--- BEGIN ---
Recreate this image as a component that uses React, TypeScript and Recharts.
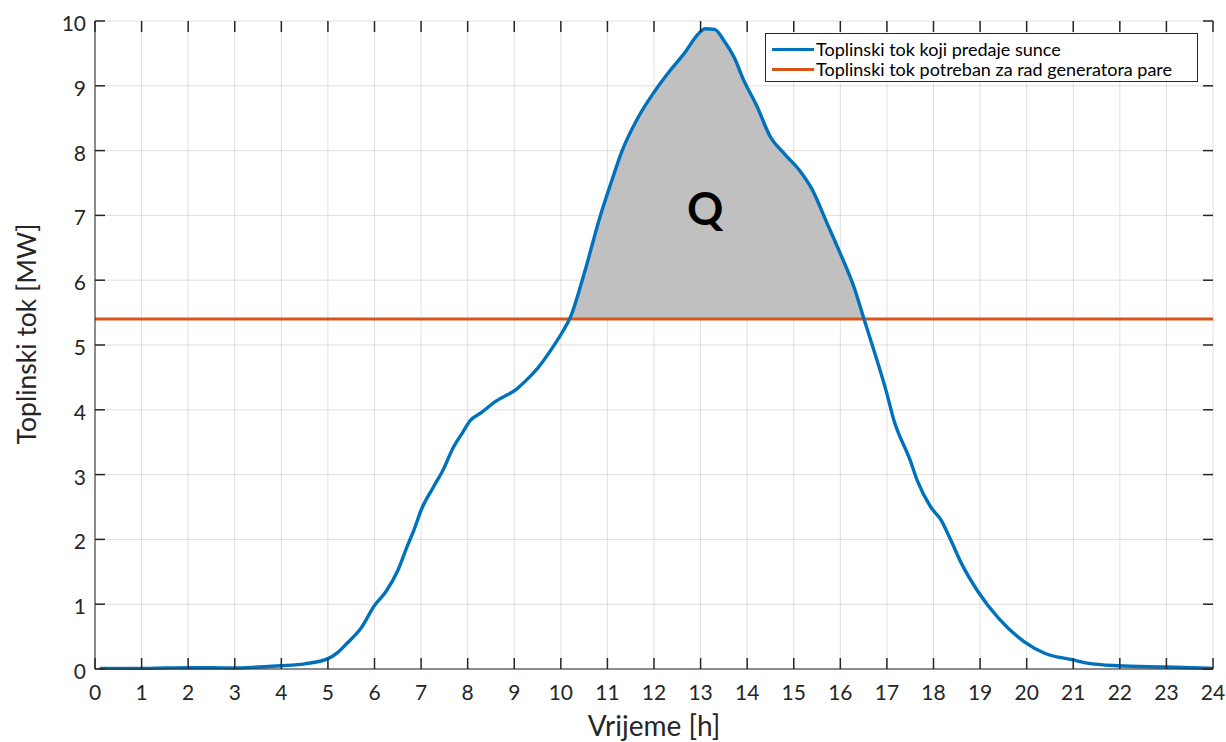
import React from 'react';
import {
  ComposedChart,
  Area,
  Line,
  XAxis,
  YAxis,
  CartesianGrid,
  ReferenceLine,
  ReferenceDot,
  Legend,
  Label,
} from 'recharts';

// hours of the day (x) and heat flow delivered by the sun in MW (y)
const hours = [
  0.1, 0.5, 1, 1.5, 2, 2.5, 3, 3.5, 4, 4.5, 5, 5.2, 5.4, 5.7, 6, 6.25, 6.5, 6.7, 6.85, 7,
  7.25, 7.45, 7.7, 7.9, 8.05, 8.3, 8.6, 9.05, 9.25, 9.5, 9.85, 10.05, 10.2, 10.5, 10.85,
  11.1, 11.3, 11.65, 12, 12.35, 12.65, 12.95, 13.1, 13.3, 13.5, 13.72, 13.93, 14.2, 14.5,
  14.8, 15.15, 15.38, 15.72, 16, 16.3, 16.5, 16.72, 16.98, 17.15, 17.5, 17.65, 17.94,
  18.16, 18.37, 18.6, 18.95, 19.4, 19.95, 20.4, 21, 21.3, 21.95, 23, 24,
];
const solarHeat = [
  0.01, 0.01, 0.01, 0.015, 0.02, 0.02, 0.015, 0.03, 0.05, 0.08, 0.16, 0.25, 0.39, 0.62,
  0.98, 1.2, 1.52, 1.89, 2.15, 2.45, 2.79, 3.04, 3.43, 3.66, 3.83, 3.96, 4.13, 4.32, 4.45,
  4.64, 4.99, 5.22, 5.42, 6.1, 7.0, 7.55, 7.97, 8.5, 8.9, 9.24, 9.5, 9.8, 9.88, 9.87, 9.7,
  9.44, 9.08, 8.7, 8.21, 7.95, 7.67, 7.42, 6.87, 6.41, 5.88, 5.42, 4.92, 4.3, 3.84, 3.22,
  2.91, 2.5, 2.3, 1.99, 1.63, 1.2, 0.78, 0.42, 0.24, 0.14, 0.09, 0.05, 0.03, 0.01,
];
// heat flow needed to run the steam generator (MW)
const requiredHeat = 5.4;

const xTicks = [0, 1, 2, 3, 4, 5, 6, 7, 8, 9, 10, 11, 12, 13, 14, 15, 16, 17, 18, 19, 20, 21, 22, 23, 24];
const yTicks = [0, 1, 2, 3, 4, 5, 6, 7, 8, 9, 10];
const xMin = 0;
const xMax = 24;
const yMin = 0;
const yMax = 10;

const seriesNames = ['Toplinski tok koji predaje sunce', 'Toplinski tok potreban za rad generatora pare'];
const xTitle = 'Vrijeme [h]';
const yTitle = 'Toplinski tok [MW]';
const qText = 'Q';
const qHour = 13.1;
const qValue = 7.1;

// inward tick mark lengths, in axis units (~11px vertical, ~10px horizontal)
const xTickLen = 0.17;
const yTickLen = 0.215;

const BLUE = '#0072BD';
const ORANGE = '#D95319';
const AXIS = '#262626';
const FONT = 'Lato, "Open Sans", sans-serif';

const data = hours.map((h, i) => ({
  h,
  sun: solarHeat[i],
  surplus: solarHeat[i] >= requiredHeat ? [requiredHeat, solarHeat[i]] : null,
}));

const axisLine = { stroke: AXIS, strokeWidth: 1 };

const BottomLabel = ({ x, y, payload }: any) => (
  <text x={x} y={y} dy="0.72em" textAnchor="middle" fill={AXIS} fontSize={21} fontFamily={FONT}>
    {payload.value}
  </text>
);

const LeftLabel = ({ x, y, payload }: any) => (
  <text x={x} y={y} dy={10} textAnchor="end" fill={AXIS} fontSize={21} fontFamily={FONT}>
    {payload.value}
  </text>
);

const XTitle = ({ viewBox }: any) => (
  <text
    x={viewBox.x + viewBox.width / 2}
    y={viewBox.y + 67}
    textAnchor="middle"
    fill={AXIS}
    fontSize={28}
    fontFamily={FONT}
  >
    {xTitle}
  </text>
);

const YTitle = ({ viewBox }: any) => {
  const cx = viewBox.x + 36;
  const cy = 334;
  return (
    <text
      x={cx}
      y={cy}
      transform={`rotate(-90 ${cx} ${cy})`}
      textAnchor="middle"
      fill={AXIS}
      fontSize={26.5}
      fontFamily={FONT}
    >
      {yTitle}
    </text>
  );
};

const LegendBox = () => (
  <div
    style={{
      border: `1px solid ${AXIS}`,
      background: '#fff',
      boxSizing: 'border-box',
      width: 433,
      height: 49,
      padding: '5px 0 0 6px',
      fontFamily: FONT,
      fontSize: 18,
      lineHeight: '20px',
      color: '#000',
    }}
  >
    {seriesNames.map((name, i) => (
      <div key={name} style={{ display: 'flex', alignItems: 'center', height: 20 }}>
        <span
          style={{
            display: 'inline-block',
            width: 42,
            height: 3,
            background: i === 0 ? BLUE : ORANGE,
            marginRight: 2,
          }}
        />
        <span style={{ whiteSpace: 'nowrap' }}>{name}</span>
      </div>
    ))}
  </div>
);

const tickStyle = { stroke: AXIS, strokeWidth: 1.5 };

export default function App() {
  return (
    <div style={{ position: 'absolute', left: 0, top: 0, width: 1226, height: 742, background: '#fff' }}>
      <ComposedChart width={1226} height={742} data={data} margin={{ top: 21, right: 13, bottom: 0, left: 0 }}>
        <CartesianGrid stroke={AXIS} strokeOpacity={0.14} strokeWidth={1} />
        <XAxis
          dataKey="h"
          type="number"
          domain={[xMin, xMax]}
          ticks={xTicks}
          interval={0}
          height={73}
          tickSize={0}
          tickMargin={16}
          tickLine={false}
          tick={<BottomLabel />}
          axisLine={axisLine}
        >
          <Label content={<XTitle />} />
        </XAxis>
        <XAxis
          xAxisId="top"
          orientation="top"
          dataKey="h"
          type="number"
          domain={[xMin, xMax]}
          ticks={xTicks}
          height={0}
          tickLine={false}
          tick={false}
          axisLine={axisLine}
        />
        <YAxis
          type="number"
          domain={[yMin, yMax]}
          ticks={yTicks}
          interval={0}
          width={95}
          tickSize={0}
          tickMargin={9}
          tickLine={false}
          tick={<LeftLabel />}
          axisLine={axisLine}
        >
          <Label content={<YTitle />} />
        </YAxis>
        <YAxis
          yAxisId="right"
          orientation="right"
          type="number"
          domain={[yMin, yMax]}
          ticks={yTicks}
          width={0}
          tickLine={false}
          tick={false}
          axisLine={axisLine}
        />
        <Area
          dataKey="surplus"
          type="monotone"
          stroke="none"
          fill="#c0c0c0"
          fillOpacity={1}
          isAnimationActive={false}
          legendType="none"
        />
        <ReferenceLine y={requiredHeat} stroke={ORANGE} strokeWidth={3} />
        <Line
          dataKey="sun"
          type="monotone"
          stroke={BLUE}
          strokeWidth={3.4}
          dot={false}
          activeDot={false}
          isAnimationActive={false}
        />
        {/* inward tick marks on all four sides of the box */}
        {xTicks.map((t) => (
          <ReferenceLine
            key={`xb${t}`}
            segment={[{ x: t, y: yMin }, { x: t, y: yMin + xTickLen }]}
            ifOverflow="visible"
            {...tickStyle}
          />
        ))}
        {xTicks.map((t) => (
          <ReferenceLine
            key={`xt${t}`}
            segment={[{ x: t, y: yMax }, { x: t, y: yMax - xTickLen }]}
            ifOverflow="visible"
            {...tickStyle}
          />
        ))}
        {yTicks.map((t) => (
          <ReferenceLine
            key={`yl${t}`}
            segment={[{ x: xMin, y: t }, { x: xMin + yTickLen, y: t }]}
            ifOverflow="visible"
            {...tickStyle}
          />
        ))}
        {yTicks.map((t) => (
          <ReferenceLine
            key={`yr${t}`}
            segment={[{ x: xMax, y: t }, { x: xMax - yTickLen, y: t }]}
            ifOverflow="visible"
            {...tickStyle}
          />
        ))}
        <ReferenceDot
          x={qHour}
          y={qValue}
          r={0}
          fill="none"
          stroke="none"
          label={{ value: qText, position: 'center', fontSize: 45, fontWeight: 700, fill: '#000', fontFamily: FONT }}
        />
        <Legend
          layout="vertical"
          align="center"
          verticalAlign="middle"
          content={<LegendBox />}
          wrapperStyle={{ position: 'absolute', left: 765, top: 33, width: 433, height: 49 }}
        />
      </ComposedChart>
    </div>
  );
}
--- END ---
**Goal**
Among the lines of the material, find those that hold the word "React" and copy them.

**Written response**
Recreate this image as a component that uses React, TypeScript and Recharts.
import React from 'react';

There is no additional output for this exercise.